Der ausländische Arbeitnehmer ist ab dem 10.11.01 unbeschränkt steuerpflichtig, da er einen gewöhnlichen Aufenthalt (Voraussetzungen liegen vor) in Deutschland hat.

Merkbox:

9 S. 3 AO enthält eine Billigkeitsregelung. Danach gilt § 9 S. 2 AO (sechs Monate) nicht, wenn der Aufenthalt ausschließlich zu Besuchs-, Erholungs-, Kur- oder ähnlichen privaten Zwecken genommen wird und nicht länger als ein Jahr dauert.

Inland

Inland nach § 1 Abs. 1 EStG ist das Gebiet der Bundesrepublik Deutschland. Zum Inland gehören auch die Zollausschlüsse (Exklave Büsingen = BFH vom 13.04.1989, IV R 196/85, BStBl. 1989 II S. 614), Freihäfen und die Dreimeilenzone, ferner Handelsschiffe, die zur Führung der deutschen Flagge berechtigt sind. (s. a. H 1a „Schiffe“ EStH).
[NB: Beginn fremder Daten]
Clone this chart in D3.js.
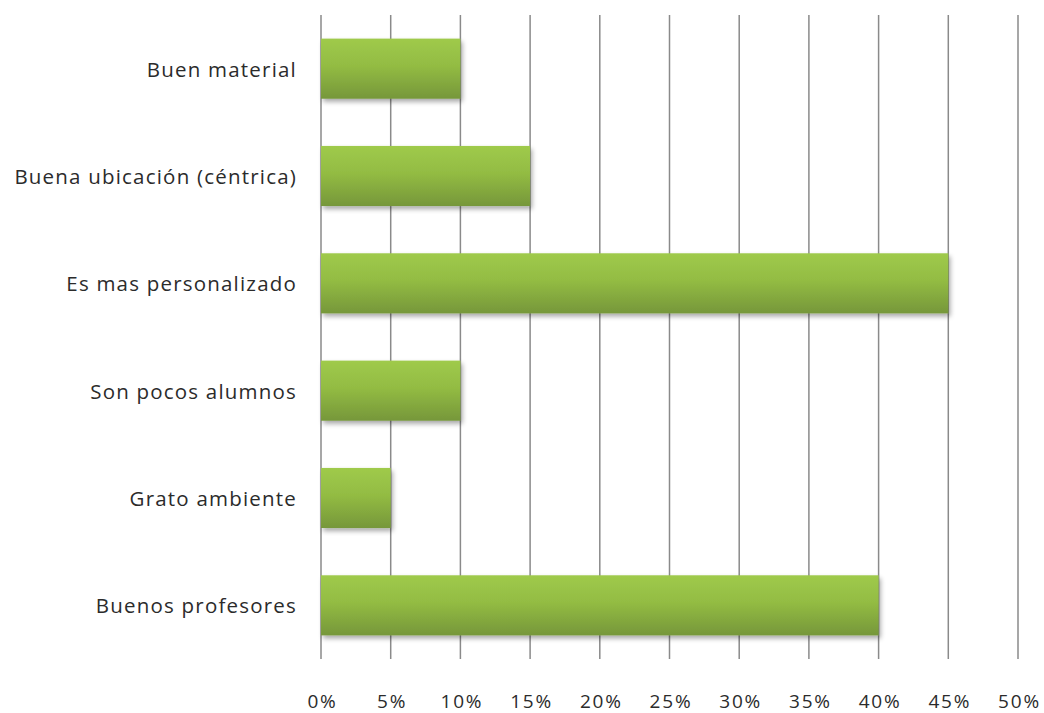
<!DOCTYPE html>
<html>
<head>
<meta charset="utf-8">
<script src="https://cdn.jsdelivr.net/npm/d3@7"></script>
<style>
  html, body { margin: 0; padding: 0; background: #fff; }
  svg { display: block; }
  text { font-family: "Open Sans", "DejaVu Sans", sans-serif; fill: #2b2b2b; }
</style>
</head>
<body>
<svg id="chart" width="1044" height="713"></svg>
<script>
// Reasons given, top to bottom, and their share of answers (%)
const categories = [
  "Buen material",
  "Buena ubicación (céntrica)",
  "Es mas personalizado",
  "Son pocos alumnos",
  "Grato ambiente",
  "Buenos profesores"
];
const values = [10, 15, 45, 10, 5, 40];
const tickValues = [0, 5, 10, 15, 20, 25, 30, 35, 40, 45, 50];

const svg = d3.select("#chart");
const plot = { left: 321, right: 1018, top: 15, bottom: 659 };

const x = d3.scaleLinear().domain([0, 50]).range([plot.left, plot.right]);
const y = d3.scaleBand().domain(categories).range([plot.top, plot.bottom]).paddingInner(0.44).paddingOuter(0.22);

const defs = svg.append("defs");
const grad = defs.append("linearGradient")
  .attr("id", "barGrad").attr("x1", 0).attr("y1", 0).attr("x2", 0).attr("y2", 1);
grad.append("stop").attr("offset", "0%").attr("stop-color", "#9fca4b");
grad.append("stop").attr("offset", "45%").attr("stop-color", "#93bc43");
grad.append("stop").attr("offset", "100%").attr("stop-color", "#76973a");

const shadow = defs.append("filter").attr("id", "shadow")
  .attr("x", "-5%").attr("y", "-10%").attr("width", "115%").attr("height", "140%");
shadow.append("feGaussianBlur").attr("in", "SourceAlpha").attr("stdDeviation", 2.5).attr("result", "b");
shadow.append("feOffset").attr("in", "b").attr("dx", 2).attr("dy", 3).attr("result", "o");
shadow.append("feComponentTransfer").attr("in", "o").attr("result", "s")
  .append("feFuncA").attr("type", "linear").attr("slope", 0.35);
const merge = shadow.append("feMerge");
merge.append("feMergeNode").attr("in", "s");
merge.append("feMergeNode").attr("in", "SourceGraphic");

// Vertical gridlines, one per tick
svg.append("g").selectAll("line").data(tickValues).join("line")
  .attr("x1", d => x(d)).attr("x2", d => x(d))
  .attr("y1", plot.top).attr("y2", plot.bottom)
  .attr("stroke", "#8a8a8a").attr("stroke-width", 1.5);

// Bars
svg.append("g").selectAll("rect").data(values).join("rect")
  .attr("x", x(0))
  .attr("y", (d, i) => y(categories[i]))
  .attr("width", d => x(d) - x(0))
  .attr("height", y.bandwidth())
  .attr("fill", "url(#barGrad)")
  .attr("filter", "url(#shadow)");

// Category labels
svg.append("g").selectAll("text").data(categories).join("text")
  .attr("x", 297)
  .attr("y", d => y(d) + y.bandwidth() / 2)
  .attr("text-anchor", "end")
  .attr("dominant-baseline", "central")
  .attr("font-size", 20.5)
  .attr("letter-spacing", 1.2)
  .text(d => d);

// X tick labels
const xAxis = d3.axisBottom(x).tickValues(tickValues).tickFormat(d => d + "%").tickSize(0);
const ax = svg.append("g").attr("transform", `translate(0, ${plot.bottom + 32})`).call(xAxis);
ax.select(".domain").remove();
ax.selectAll("text")
  .attr("font-size", 19)
  .attr("letter-spacing", 1.8)
  .attr("dx", 1)
  .attr("fill", "#2b2b2b")
  .style("font-family", "\"Open Sans\", \"DejaVu Sans\", sans-serif");
</script>
</body>
</html>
Zum Inland i. S. d. § 1 Abs. 1 S. 2 EStG gehört auch der der Bundesrepublik Deutschland zustehende Anteil

  1. an der ausschließlichen Wirtschaftszone, soweit dort

         a) die lebenden und nicht lebenden natürlichen Ressourcen der Gewässer über                      dem Meeresboden, des Meeresbodens und seines Untergrunds erforscht,                            ausgebeutet, erhalten oder bewirtschaftet werden,

         b) andere Tätigkeiten zur wirtschaftlichen Erforschung oder Ausbeutung der                            ausschließlichen Wirtschaftszone ausgeübt werden wie beispielsweise die                          Energieerzeugung aus Wasser, Strömung und Wind oder

         c) künstliche Inseln errichtet oder genutzt werden und Anlagen und Bauwerke für                  die in den Buchstaben a und b genannten Zwecke errichtet oder genutzt                              werden, und

 2. am Festlandsockel, soweit dort

          a) dessen natürliche Ressourcen erforscht oder ausgebeutet werden; natürliche                     Ressourcen in diesem Sinne sind die mineralischen und sonstigen nicht                               lebenden Ressourcen des Meeresbodens und seines Untergrunds sowie die zu                   den sesshaften Arten gehörenden Lebewesen, die im nutzbaren Stadium                             entweder unbeweglich auf oder unter dem Meeresboden verbleiben oder sich                   nur in ständigem körperlichem Kontakt mit dem Meeresboden oder seinem                       Untergrund fortbewegen können; oder

          b) künstliche Inseln errichtet oder genutzt werden und Anlagen und Bauwerke für                   die in Buchstabe a genannten Zwecke errichtet oder genutzt werden.

Umfang

Der unbeschränkt Steuerpflichtige ist grundsätzlich mit seinem gesamten „Welteinkommen“ steuerpflichtig, unabhängig davon, wo die Einkommensquellen belegen sind. Es gilt das Universalitätsprinzip. Die Staatsangehörigkeit des Steuerpflichtigen ist ohne Bedeutung.

Klausurhinweis (darf auswendig gelernt werden):

In den Klausuren wird häufig eine Einleitung verlangt, die wie folgt lauten könnte:

Herr/Frau ist/sind als natürliche Person/en unbeschränkt einkommensteuerpflichtig, weil er/sie seinen/ihren Wohnsitz gem. § 8 AO in (Ort) und/oder gewöhnlichen Aufenthalt (§ 9 AO) damit im Inland hat/haben gem. § 1 Abs. 1 S. 1 EStG. Der Einkommensteuer unterliegen sämtliche inländische und ausländische Einkünfte gem. § 2 Abs. 1 S. EStG; „Welteinkommen“. Ein ertragsteuerliches DBA, das den deutschen Besteuerungsanspruch einschränken könnte gem. § 2 Abs. 1 AO, ist nach dem Sachverhalt zu (nicht) beachten.